Christmas Table Topper

Of all my patterns I think the Patchsmith’s Alphabet is one of the most versatile.  This pattern is only $1.99 yet it contains three full sets of alphabet letters (one upper-case, one lower-case and a smaller mug-rug alphabet).  
Create a personalized mug rug gift
It is great for adding initials to the back of a quilt, making a personalized mug rug or adding a name to a school plimsoll bag.  

It is also perfect for making a topper for the Christmas table - a place where you can rest the sauces, pickles and condiments.  
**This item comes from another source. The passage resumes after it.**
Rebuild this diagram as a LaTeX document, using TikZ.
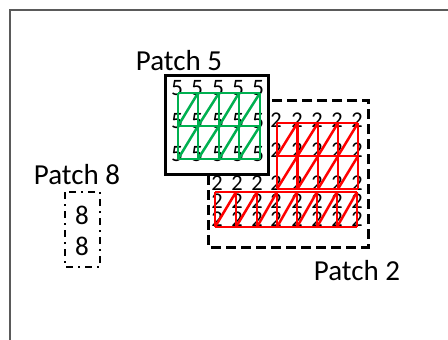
\documentclass[tikz,border=0pt]{standalone}
\usepackage{fontspec}
\setmainfont{Carlito}
\definecolor{framegray}{HTML}{5A5A5A}
\definecolor{meshgreen}{HTML}{00B050}
\definecolor{meshred}{HTML}{FF0000}
\tikzset{
  frameline/.style={draw=framegray,line width=2pt},
  patchlabel/.style={inner sep=0pt,font=\fontsize{29}{30}\selectfont},
  numfive/.style={inner sep=0pt,font=\fontsize{23.5}{24}\selectfont},
  numtwo/.style={inner sep=0pt,font=\fontsize{22.5}{24}\selectfont},
  numeight/.style={inner sep=0pt,font=\fontsize{27}{28}\selectfont},
  boxfive/.style={draw=black,line width=3pt,fill=white},
  boxtwo/.style={draw=black,line width=3pt,dash pattern=on 10pt off 5pt},
  boxeight/.style={draw=black,line width=2.5pt,dash pattern=on 7pt off 5pt on 2pt off 5pt},
  greenmesh/.style={draw=meshgreen,line width=2.5pt},
  redmesh/.style={draw=meshred,line width=2.5pt},
}
\begin{document}
\begin{tikzpicture}[x=1pt,y=-1pt]
\useasboundingbox (0,0) rectangle (448,340);
% outer frame
\coordinate (fb) at (10,341);
\coordinate (fc) at (10,10);
\coordinate (fr) at (449,10);
\draw[frameline] (fb) -- (fc) -- (fr);

% Patch 2 dashed box
\draw[boxtwo] (208,100) rectangle (368,247);
% numbers 2
\foreach \x [count=\i] in {276,297,317,337,357}{
  \foreach \y [count=\j] in {120,150}{
    \node[numtwo] (tu\i\j) at (\x,\y) {2};
  }
}
\foreach \x [count=\i] in {217,237,257,276,297,317,337,357}{
  \foreach \y [count=\j] in {183,201,219}{
    \node[numtwo] (tl\i\j) at (\x,\y) {2};
  }
}
% red upper mesh
\foreach \x in {277,297.5,318,338,358}{\draw[redmesh] (\x,123) -- (\x,189);}
\foreach \y in {123,156,189}{\draw[redmesh] (277,\y) -- (358,\y);}
\foreach \xa/\xb in {277/297.5,297.5/318,318/338,338/358}{
  \foreach \ya/\yb in {123/156,156/189}{
    \draw[redmesh] (\xa,\yb) -- (\xb,\ya);
  }
}
% red lower mesh
\foreach \x in {215,236,257,277,297,317,337,357}{\draw[redmesh] (\x,192) -- (\x,227);}
\foreach \y in {192,227}{\draw[redmesh] (215,\y) -- (357,\y);}
\foreach \xa/\xb in {215/236,236/257,257/277,277/297,297/317,317/337,337/357}{
  \draw[redmesh] (\xa,227) -- (\xb,192);
}

% Patch 5 box
\draw[boxfive] (165,75) rectangle (268,174);
\foreach \x [count=\i] in {177,197,218,238,258}{
  \foreach \y [count=\j] in {88,121,154}{
    \node[numfive] (f\i\j) at (\x,\y) {5};
  }
}
% green mesh
\foreach \x in {178,198,219,239,260}{\draw[greenmesh] (\x,93) -- (\x,159);}
\foreach \y in {93,126,159}{\draw[greenmesh] (178,\y) -- (260,\y);}
\foreach \xa/\xb in {178/198,198/219,219/239,239/260}{
  \foreach \ya/\yb in {93/126,126/159}{
    \draw[greenmesh] (\xa,\yb) -- (\xb,\ya);
  }
}

% Patch 8 box
\draw[boxeight] (65,192) rectangle (100,267);
\node[numeight] (e1) at (82,215) {8};
\node[numeight] (e2) at (82,246) {8};

% labels
\node[patchlabel] (l5) at (179,61) {Patch 5};
\node[patchlabel] (l8) at (77,175) {Patch 8};
\node[patchlabel] (l2) at (357,271) {Patch 2};
\end{tikzpicture}
\end{document}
And here is how I did it .....

You will need:
One 18” x 6” rectangle for the background
One 16” x 5” rectangle of tartan fabric for the word
One 16” x 5” rectangle of fusible webbing
One 18” x 6” rectangle of batting
1½yds of binding (I used 1¼” single fold binding) 
Ribbon/rick-rack/trim (optional)

If you are making this as a hostess gift you might want to make the batting heat-resistant (i.e. Insulbrite etc).
I only had a remnant of tartan
so I created my applique in two sections.

1.  Start by drawing a straight line onto the paper side of the fusible webbing so that it is ½” up from the bottom edge.   Next trace your preferred word onto that line starting at the right-hand edge and working towards the left.  I used the upper-case and lower-case letters.  The templates are already reversed making it quick and easy to copy and trace.  
Overlap your traced letters with each other very slightly and overlap them on the traced line. 
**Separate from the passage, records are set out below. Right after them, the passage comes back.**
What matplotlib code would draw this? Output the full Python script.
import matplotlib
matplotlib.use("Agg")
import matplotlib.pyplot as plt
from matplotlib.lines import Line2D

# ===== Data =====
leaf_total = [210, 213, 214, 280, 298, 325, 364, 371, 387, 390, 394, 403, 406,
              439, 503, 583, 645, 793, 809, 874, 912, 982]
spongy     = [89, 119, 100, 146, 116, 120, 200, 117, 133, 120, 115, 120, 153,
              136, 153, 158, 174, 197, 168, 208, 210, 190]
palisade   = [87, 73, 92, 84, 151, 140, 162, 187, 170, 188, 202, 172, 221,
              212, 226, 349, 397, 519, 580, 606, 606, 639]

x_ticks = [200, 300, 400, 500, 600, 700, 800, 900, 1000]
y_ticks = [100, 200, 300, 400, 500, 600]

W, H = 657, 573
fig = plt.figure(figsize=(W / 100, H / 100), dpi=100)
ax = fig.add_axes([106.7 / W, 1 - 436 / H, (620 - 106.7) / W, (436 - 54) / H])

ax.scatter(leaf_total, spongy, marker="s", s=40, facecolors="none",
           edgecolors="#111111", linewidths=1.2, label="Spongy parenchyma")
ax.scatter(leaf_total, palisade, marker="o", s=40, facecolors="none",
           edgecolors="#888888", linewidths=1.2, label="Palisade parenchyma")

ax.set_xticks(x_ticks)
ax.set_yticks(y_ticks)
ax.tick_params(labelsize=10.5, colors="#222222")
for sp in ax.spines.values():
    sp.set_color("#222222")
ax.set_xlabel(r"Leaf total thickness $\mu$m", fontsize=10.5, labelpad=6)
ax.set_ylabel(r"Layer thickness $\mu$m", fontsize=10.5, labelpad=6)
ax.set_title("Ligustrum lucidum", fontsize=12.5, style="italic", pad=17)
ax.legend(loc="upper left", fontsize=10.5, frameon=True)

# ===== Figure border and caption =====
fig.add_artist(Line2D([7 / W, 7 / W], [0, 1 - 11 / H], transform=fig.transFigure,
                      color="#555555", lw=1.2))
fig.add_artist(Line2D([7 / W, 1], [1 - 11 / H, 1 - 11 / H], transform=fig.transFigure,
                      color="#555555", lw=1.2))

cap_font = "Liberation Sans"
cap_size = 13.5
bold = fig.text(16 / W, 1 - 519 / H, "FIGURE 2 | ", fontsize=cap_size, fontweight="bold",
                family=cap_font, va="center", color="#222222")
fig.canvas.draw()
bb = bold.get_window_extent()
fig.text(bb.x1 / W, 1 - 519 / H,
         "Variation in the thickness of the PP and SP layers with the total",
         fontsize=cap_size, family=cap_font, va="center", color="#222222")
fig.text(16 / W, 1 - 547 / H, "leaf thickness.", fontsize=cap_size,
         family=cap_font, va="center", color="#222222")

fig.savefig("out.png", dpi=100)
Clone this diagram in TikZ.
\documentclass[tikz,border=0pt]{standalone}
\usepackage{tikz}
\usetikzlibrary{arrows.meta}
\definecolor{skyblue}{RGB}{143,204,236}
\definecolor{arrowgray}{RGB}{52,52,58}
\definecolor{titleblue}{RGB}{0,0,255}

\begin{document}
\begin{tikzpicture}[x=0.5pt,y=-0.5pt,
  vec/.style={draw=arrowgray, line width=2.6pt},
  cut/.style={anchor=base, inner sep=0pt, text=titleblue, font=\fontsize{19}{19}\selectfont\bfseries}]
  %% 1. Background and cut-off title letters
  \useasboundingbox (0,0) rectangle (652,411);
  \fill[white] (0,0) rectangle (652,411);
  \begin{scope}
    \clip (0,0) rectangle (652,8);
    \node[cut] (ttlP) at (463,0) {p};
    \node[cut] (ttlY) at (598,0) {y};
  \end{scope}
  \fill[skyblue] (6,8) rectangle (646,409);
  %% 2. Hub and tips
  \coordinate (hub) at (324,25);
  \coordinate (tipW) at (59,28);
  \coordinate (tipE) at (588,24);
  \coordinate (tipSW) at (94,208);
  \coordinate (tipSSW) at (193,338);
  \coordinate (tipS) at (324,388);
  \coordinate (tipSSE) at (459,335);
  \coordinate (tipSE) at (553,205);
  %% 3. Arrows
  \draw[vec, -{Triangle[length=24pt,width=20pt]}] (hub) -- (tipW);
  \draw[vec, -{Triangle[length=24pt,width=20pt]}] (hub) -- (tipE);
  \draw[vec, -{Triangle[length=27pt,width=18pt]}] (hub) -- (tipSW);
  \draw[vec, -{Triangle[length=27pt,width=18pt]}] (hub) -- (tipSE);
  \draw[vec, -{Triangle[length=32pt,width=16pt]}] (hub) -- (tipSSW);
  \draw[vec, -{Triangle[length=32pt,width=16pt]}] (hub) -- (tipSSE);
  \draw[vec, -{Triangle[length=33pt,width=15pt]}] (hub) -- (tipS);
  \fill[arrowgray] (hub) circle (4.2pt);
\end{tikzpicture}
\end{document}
Overlap the letters slightly so that they join together and set the bottom of each letter very slightly below the straight line to create a crisp straight bottom to the word ‘Christmas’ (you will cut along the straight line to create the word).

Connect the dot above the 'i' to form one continuous letter. 
Join the dot above the 'i' to the letter.

2.    Once your word is traced onto the fusible webbing, cut around it roughly leaving ¼” between the edge and the tracing.  Follow the manufacturer’s instructions and fuse to the WRONG side of the tartan fabric.  (I use Bondaweb so all I need do is iron it with a fairly hot iron and a little bit of steam – it works a treat.)
See how my letters overlap slightly?

3.   Allow to cool before carefully peeling a corner of the paper backing away from one end of the tracing  – just a little bit – this will make it easier when it comes to peeling the paper off later. 
Peel back a corner of the paper before cutting out the word .
This will make it easier to peel the paper off once the fabric is cut out.

4.   Now cut out your word accurately as one piece - do not cut out each separate letter - just cut around the outside edge of the word.  You also need to carefully cut out the middle of some of the letters – I use a small pair of embroidery scissors for this part.

5.   Peel the backing paper away starting with that corner you have pre-peeled.  Take care not to stretch the word out of shape.  Once all backing paper is off, place the ‘Christmas’ centrally onto the 18” x 6” backing rectangle. 

6.   When happy with the placement fuse in place.  Stitch around the letter by hand or machine.  Don’t forget to stitch the cut-out middles too! 
Stitch around the middle of the letters.
7.    Layer the backing, batting and ‘Christmas’ top before quilting around the ‘Christmas’ word.  Finally trim batting, backing and top before binding using your preferred method. 

And there you have it.   A lovely addition to any table this festive season.